The president also announced that 475 US military personnel would be sent to Iraq but said they would not have a combat role.

ISIS controls large parts of Syria and Iraq after a rapid military advance.

Its fighters have become notorious for their brutality, beheading enemy soldiers and Western journalists on video.

The US has launched over 150 air strikes against the group in Iraq and provided arms to Iraqi and Kurdish forces fighting against IS.

In a 15-minute speech shown at peak time in the US, Barack Obama vowed that America would lead “a broad coalition to roll back” ISIS.

“Working with the Iraqi government, we will expand our efforts beyond protecting our own people and humanitarian missions, so that we’re hitting ISIL [Islamic State in Iraq and the Levant – the previous name for ISIS] targets as Iraqi forces go on the offense” he said.

Barack Obama has announced that the US will not hesitate to take action against Islamic State militants in Syria as well as Iraq

Barack Obama has announced that the US will not hesitate to take action against Islamic State militants in Syria as well as Iraq (photo AFP)

He said he would welcome congressional approval for the fight against ISIS but said that he had the authority to act without it.

Barack Obama was elected in part because of fervent opposition to the 2003 invasion of Iraq, and presided over the US troop pullout from the country.

In 2013, the president abandoned plans to launch airstrikes in Syria against government forces after congressional opposition.

In his speech, Barack Obama ruled out working with President Bashar al-Assad of Syria, despite the fact that his forces are also engaged in fighting ISIS.

“In the fight against ISIL, we cannot rely on an Assad regime that terrorizes its people: a regime that will never regain the legitimacy it has lost” he said.

Instead, Barack Obama said, the US would seek to strengthen the non-ISIS Syrian opposition, which fights against both ISIS and President Bashar al-Assad.

Syria’s Western-backed National Coalition welcomed Barack Obama’s plan, and urged Congress to approve it.

“The Syrian Coalition… stands ready and willing to partner with the international community not only to defeat [ISIS] but also rid the Syrian people of the tyranny of the Assad regime,” its president Hadi al-Bahra said in a statement, quoted by Reuters news agency.

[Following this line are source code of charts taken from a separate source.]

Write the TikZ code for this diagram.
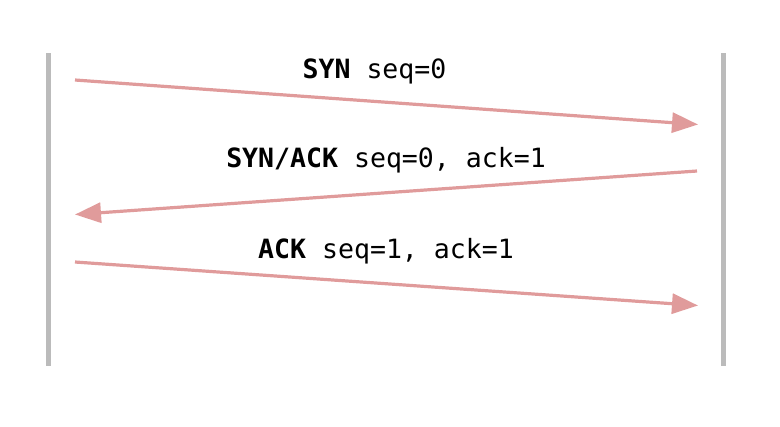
\documentclass[tikz,border=0pt]{standalone}
\usepackage{fontspec}
\setmonofont{DejaVu Sans Mono}
\usepackage{tikz}
\usetikzlibrary{arrows.meta}
\definecolor{lifegray}{HTML}{BBBBBB}
\definecolor{msgred}{HTML}{E09B9B}
\tikzset{
  lifeline/.style={
    line width=3.75pt,
    lifegray
  },
  message/.style={
    line width=2.4pt,
    msgred,
    -{Triangle[length=19.5pt,width=15pt]}
  },
  msglabel/.style={
    font=\ttfamily\fontsize{19.9}{22}\selectfont,
    inner sep=0pt,
    text=black
  }
}

\begin{document}
\begin{tikzpicture}[x=0.75pt,y=-0.75pt]
  % Keep the frame of the reference
  \useasboundingbox (0,0) rectangle (780,426);

  % Lifelines
  \coordinate (client-top) at (48.5,53);
  \coordinate (client-bot) at (48.5,366);
  \coordinate (server-top) at (723.5,53);
  \coordinate (server-bot) at (723.5,366);
  \draw[lifeline] (client-top) -- (client-bot);
  \draw[lifeline] (server-top) -- (server-bot);

  % Message ends
  \coordinate (syn-from) at (75,80);
  \coordinate (syn-to) at (698,124.5);
  \coordinate (synack-from) at (697,171);
  \coordinate (synack-to) at (75,214.5);
  \coordinate (ack-from) at (75,262);
  \coordinate (ack-to) at (698,305.5);

  % Handshake
  \draw[message] (syn-from) -- (syn-to);
  \draw[message] (synack-from) -- (synack-to);
  \draw[message] (ack-from) -- (ack-to);

  % Labels
  \node[msglabel] (syn-label) at (374.5,71) {\textbf{SYN} seq=0};
  \node[msglabel] (synack-label) at (386,160) {\textbf{SYN/ACK} seq=0, ack=1};
  \node[msglabel] (ack-label) at (386,251) {\textbf{ACK} seq=1, ack=1};
\end{tikzpicture}
\end{document}
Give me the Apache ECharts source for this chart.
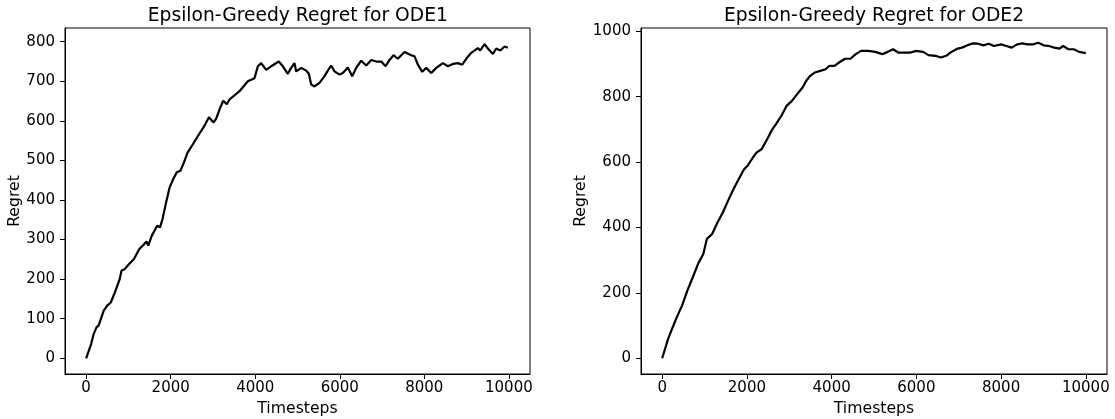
<!DOCTYPE html>
<html>
<head>
<meta charset="utf-8">
<script src="https://cdn.jsdelivr.net/npm/echarts@6/dist/echarts.min.js"></script>
<style>
html,body{margin:0;padding:0;background:#fff;}
#chart{width:1115px;height:419px;}
</style>
</head>
<body>
<div id="chart"></div>
<script>
// ---- Data ----
const ode1Steps = [0,118,177,245,296,414,498,583,667,794,836,920,1005,1132,1258,1343,1427,1470,1554,1681,1748,1807,1892,1976,2061,2145,2230,2314,2399,2525,2652,2779,2905,2948,3015,3074,3159,3243,3328,3391,3628,3825,3983,4062,4140,4259,4377,4558,4653,4771,4850,4929,4969,5088,5206,5268,5324,5402,5521,5639,5718,5797,5876,5994,6073,6191,6294,6389,6507,6625,6744,6862,6981,7083,7177,7272,7373,7532,7690,7769,7848,7951,8046,8164,8282,8439,8557,8675,8794,8897,8992,9110,9267,9323,9425,9503,9622,9702,9796,9898,9976];
const ode1Regret = [0,36,61,78,83,120,133,141,163,200,221,226,237,251,276,285,295,285,310,335,331,352,394,432,453,470,474,495,520,541,563,584,609,613,596,605,630,651,642,654,675,700,708,738,746,729,738,750,738,719,734,746,725,734,727,719,692,687,696,713,727,740,725,717,721,735,713,734,752,740,754,750,750,738,754,766,757,774,766,763,742,724,734,721,734,746,738,744,746,742,757,772,784,778,794,783,769,783,778,788,785];

const ode2Steps = [0,92,134,218,343,469,594,720,845,971,1054,1180,1305,1431,1556,1682,1808,1933,2017,2142,2226,2351,2477,2603,2686,2812,2937,3063,3188,3314,3398,3481,3607,3732,3858,3941,4067,4192,4318,4444,4569,4695,4862,5029,5197,5322,5448,5573,5741,5866,5992,6159,6285,6452,6577,6703,6828,6954,7079,7205,7331,7456,7582,7707,7833,8000,8126,8251,8377,8502,8628,8753,8879,9004,9130,9255,9381,9464,9590,9715,9841,10000];
const ode2Regret = [0,39,57,85,125,161,207,247,288,319,365,380,415,446,482,517,548,578,589,614,629,640,670,701,716,741,772,787,808,828,848,862,874,879,884,894,894,906,916,916,930,940,940,937,930,937,945,935,935,935,940,937,927,925,920,925,937,946,950,957,963,962,957,962,955,960,955,950,960,963,960,960,965,957,955,950,947,955,945,945,937,933];

const xTicks = [0,2000,4000,6000,8000,10000];
const y1Ticks = [0,100,200,300,400,500,600,700,800];
const y2Ticks = [0,200,400,600,800,1000];

const titles = ['Epsilon-Greedy Regret for ODE1','Epsilon-Greedy Regret for ODE2'];
const xName = 'Timesteps';
const yName = 'Regret';

// ---- Chart ----
const FONT = 'DejaVu Sans';
const chart = echarts.init(document.getElementById('chart'), null, {renderer:'canvas'});

const grids = [
  {left:65, top:28, width:465, height:346},
  {left:641, top:28, width:466, height:346}
];
const plain = v => String(v);

function xAxis(i){
  return {
    type:'value', gridIndex:i, min:-500, max:10500,
    name:xName, nameLocation:'middle', nameGap:27,
    nameTextStyle:{fontFamily:FONT, fontSize:15.7, color:'#000'},
    axisLine:{show:true, onZero:false, lineStyle:{color:'#000', width:1}},
    axisTick:{show:true, length:5, lineStyle:{color:'#000', width:1}, customValues:xTicks},
    axisLabel:{show:true, margin:7, fontFamily:FONT, fontSize:15, color:'#000', customValues:xTicks, formatter:plain},
    splitLine:{show:false}
  };
}
function yAxis(i, min, max, ticks, gap){
  return {
    type:'value', gridIndex:i, min:min, max:max,
    name:yName, nameLocation:'middle', nameGap:gap,
    nameTextStyle:{fontFamily:FONT, fontSize:15.7, color:'#000'},
    axisLine:{show:true, onZero:false, lineStyle:{color:'#000', width:1}},
    axisTick:{show:true, length:5, lineStyle:{color:'#000', width:1}, customValues:ticks},
    axisLabel:{show:true, margin:10, fontFamily:FONT, fontSize:15, color:'#000', customValues:ticks, formatter:plain},
    splitLine:{show:false}
  };
}

const option = {
  animation:false,
  backgroundColor:'#fff',
  grid: grids.map(g => Object.assign({show:true, borderColor:'#000', borderWidth:1, containLabel:false, outerBoundsMode:'none'}, g)),
  xAxis:[xAxis(0), xAxis(1)],
  yAxis:[yAxis(0, -39.75, 834.75, y1Ticks, 38), yAxis(1, -48.1, 1010, y2Ticks, 43)],
  graphic:[
    {type:'text', x:297.8, y:16, style:{text:titles[0], fontFamily:FONT, fontSize:18.7, fill:'#000', align:'center', verticalAlign:'middle'}},
    {type:'text', x:874, y:16, style:{text:titles[1], fontFamily:FONT, fontSize:18.7, fill:'#000', align:'center', verticalAlign:'middle'}}
  ],
  series:[
    {type:'line', xAxisIndex:0, yAxisIndex:0, showSymbol:false, symbol:'none',
     lineStyle:{color:'#000', width:2.2}, data: ode1Steps.map((t,k)=>[t, ode1Regret[k]])},
    {type:'line', xAxisIndex:1, yAxisIndex:1, showSymbol:false, symbol:'none',
     lineStyle:{color:'#000', width:2.2}, data: ode2Steps.map((t,k)=>[t, ode2Regret[k]])}
  ]
};
chart.setOption(option);
</script>
</body>
</html>
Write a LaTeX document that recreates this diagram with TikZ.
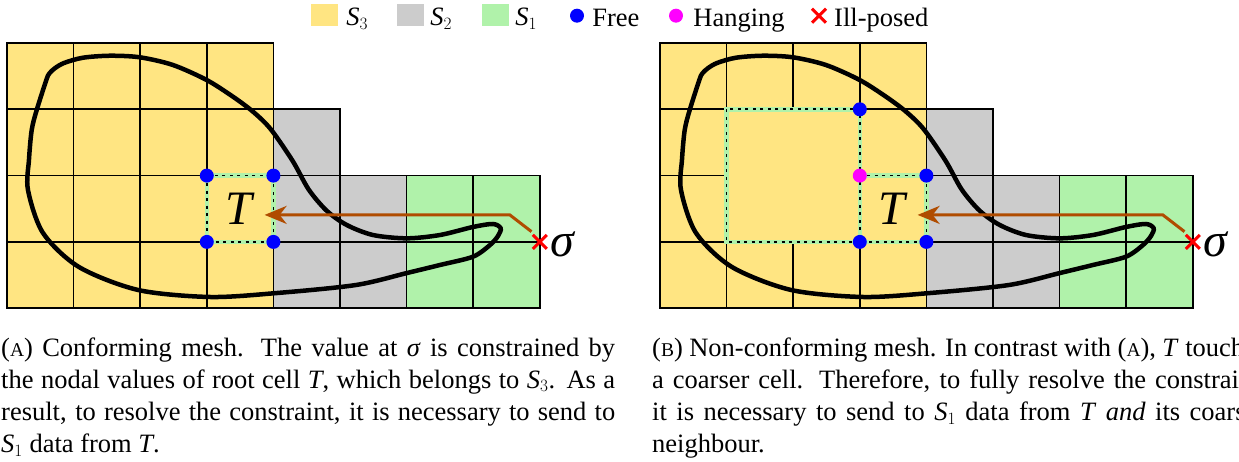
\documentclass[tikz,border=0pt]{standalone}
\usepackage{fontspec}
\setmainfont{Liberation Serif}
\usetikzlibrary{arrows.meta,positioning,calc,shapes.misc}
\definecolor{cthree}{RGB}{255,229,130}
\definecolor{ctwo}{RGB}{204,204,204}
\definecolor{cone}{RGB}{176,242,170}
\definecolor{cflow}{RGB}{176,76,0}
\definecolor{cfree}{RGB}{0,0,255}
\definecolor{chang}{RGB}{255,0,255}
\definecolor{cill}{RGB}{255,0,0}
\newcommand{\fakesc}[1]{{\fontsize{19.5pt}{19.5pt}\selectfont #1}}
\newcommand{\vT}{\textit{T}}
\newcommand{\vsig}{\textit{σ}}
\newcommand{\vS}[1]{\textit{S}$_{#1}$}
\newcommand{\blobcurve}{plot[smooth cycle,tension=0.5] coordinates {
  (0.590,0.560) (0.635,0.460) (0.720,0.380) (0.860,0.300) (1.141,0.222) (1.547,0.192)
  (1.997,0.216) (2.492,0.332) (2.998,0.558) (3.393,0.810) (3.694,1.036)
  (3.960,1.300) (4.290,1.780) (4.530,2.210) (4.800,2.530)
  (5.101,2.745) (5.495,2.896) (6.002,2.946) (6.502,2.896) (6.997,2.775)
  (7.297,2.730) (7.413,2.795) (7.372,2.911) (7.252,3.047) (6.997,3.223)
  (6.502,3.348) (6.006,3.469) (5.240,3.650) (4.054,3.771) (3.048,3.831)
  (1.967,3.725) (1.081,3.379) (0.541,2.866) (0.315,2.217) (0.330,1.760)
  (0.371,1.312) (0.446,1.011)}}

\begin{document}
\begin{tikzpicture}[
  x=1pt,y=-1pt,
  every node/.style={inner sep=0pt},
  gridline/.style={line width=1.7pt,line cap=rect},
  blob/.style={line width=4.5pt},
  tcell/.style={line width=1.7pt,dash pattern=on 3pt off 4.5pt,
    preaction={draw=cone,line width=4.5pt,solid}},
  dot/.style={circle,minimum size=14pt},
  free/.style={dot,fill=cfree},
  hanging/.style={dot,fill=chang},
  illposed/.style={cross out,draw=cill,line width=3pt,minimum size=11pt},
  swatch/.style={minimum width=27pt,minimum height=22pt},
  legtext/.style={font=\fontsize{26.5pt}{32pt}\selectfont,text height=21pt,text depth=0pt},
  root/.style={minimum width=66.6pt,minimum height=66.3pt,font=\fontsize{48pt}{48pt}\selectfont},
  sig/.style={font=\fontsize{48pt}{48pt}\selectfont,yshift=-2.5pt},
  flow/.style={draw=cflow,line width=3pt,-{Stealth[length=22pt,width=18pt,inset=7pt]}},
  caption/.style={anchor=base west,text width=614pt,align=justify,
    font=\fontsize{26.5pt}{32.2pt}\selectfont}
]
  \useasboundingbox (0,0) rectangle (1239,462);

  % legend
  \node[swatch,fill=cthree] (kthree) at (324.4,15) {};
  \node[legtext,right=8pt of kthree] (lthree) {\vS{3}};
  \node[swatch,fill=ctwo] (ktwo) at (410.4,15) {};
  \node[legtext,right=6pt of ktwo] (ltwo) {\vS{2}};
  \node[swatch,fill=cone] (kone) at (495.4,15) {};
  \node[legtext,right=6pt of kone] (lone) {\vS{1}};
  \node[free] (kfree) at (577,15.7) {};
  \node[legtext,right=8pt of kfree] (lfree) {Free};
  \node[hanging] (khang) at (676,15.7) {};
  \node[legtext,right=10pt of khang] (lhang) {Hanging};
  \node[illposed] (kill) at (819,15.7) {};
  \node[legtext,right=8pt of kill] (lill) {Ill-posed};

  % (a) conforming mesh
  \begin{scope}[shift={(7,43)},x=66.6pt,y=-66.3pt]
    \fill[cthree] (0,0) rectangle (4,4);
    \fill[ctwo] (4,1) rectangle (5,4) (5,2) rectangle (6,4);
    \fill[cone] (6,2) rectangle (8,4);
    \draw[gridline] (0,0) -- (4,0) (0,1) -- (5,1);
    \foreach \r in {2,3,4} \draw[gridline] (0,\r) -- (8,\r);
    \foreach \c in {0,...,4} \draw[gridline] (\c,0) -- (\c,4);
    \draw[gridline] (5,1) -- (5,4);
    \foreach \c in {6,7,8} \draw[gridline] (\c,2) -- (\c,4);
    \draw[tcell] (3,2) rectangle (4,3);
    \draw[blob] \blobcurve;
    \node[root] (TL) at (3.5,2.5) {\vT};
    \node[illposed] (sigL) at (8,3) {};
    \node[sig,right=3pt of sigL] (sigLtext) {\vsig};
    \coordinate (bendL) at ($(sigL)+(-0.45,-0.407)$);
    \coordinate (tipL) at ($(TL.east)+(-0.135,0)$);
    \draw[flow] ($(sigL)+(-0.125,-0.155)$) -- (bendL) -- (bendL -| tipL);
    \foreach \p [count=\i] in {(3,2),(4,2),(3,3),(4,3)}
      \node[free] (fL\i) at \p {};
  \end{scope}

  % (b) non-conforming mesh
  \begin{scope}[shift={(660,43)},x=66.6pt,y=-66.3pt]
    \fill[cthree] (0,0) rectangle (4,4);
    \fill[ctwo] (4,1) rectangle (5,4) (5,2) rectangle (6,4);
    \fill[cone] (6,2) rectangle (8,4);
    \draw[gridline] (0,0) -- (4,0) (0,1) -- (5,1);
    \foreach \r in {2,3,4} \draw[gridline] (0,\r) -- (8,\r);
    \foreach \c in {0,...,4} \draw[gridline] (\c,0) -- (\c,4);
    \draw[gridline] (5,1) -- (5,4);
    \foreach \c in {6,7,8} \draw[gridline] (\c,2) -- (\c,4);
    \fill[cthree] (1,1) rectangle (3,3);
    \draw[tcell] (1,1) rectangle (3,3);
    \draw[tcell] (3,2) -- (4,2) -- (4,3) -- (3,3);
    \draw[blob] \blobcurve;
    \node[root] (TR) at (3.5,2.5) {\vT};
    \node[illposed] (sigR) at (8,3) {};
    \node[sig,right=3pt of sigR] (sigRtext) {\vsig};
    \coordinate (bendR) at ($(sigR)+(-0.45,-0.407)$);
    \coordinate (tipR) at ($(TR.east)+(-0.135,0)$);
    \draw[flow] ($(sigR)+(-0.125,-0.155)$) -- (bendR) -- (bendR -| tipR);
    \foreach \p [count=\i] in {(3,1),(4,2),(3,3),(4,3)}
      \node[free] (fR\i) at \p {};
    \node[hanging] (hR) at (3,2) {};
  \end{scope}

  % captions
  \node[caption] (capA) at (1,356) {(\fakesc{A}) Conforming mesh.  The value at \vsig{} is constrained by\linebreak
    the nodal values of root cell \vT, which belongs to \vS{3}. As a\linebreak
    result, to resolve the constraint, it is necessary to send to\linebreak
    \vS{1} data from \vT.};
  \node[caption] (capB) at (652,356) {(\fakesc{B}) Non-conforming mesh. In contrast with (\fakesc{A}), \vT{} touches\linebreak
    a coarser cell.  Therefore, to fully resolve the constraint,\linebreak
    it is necessary to send to \vS{1} data from \vT{} \emph{and} its coarser\linebreak
    neighbour.};
\end{tikzpicture}
\end{document}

Secretary of State John Kerry is already in the Middle East trying to build a coalition against IS.

John Kerry was in Iraq on Wednesday, where he praised the new government’s plans to involve more Sunnis in government and heal ties with the Kurds.

He said the president’s strategy “will succeed because doing it with allies and partners isn’t just smart, it’s strong”.

Barack Obama has already authorized $25 million in aid for the Iraqi military.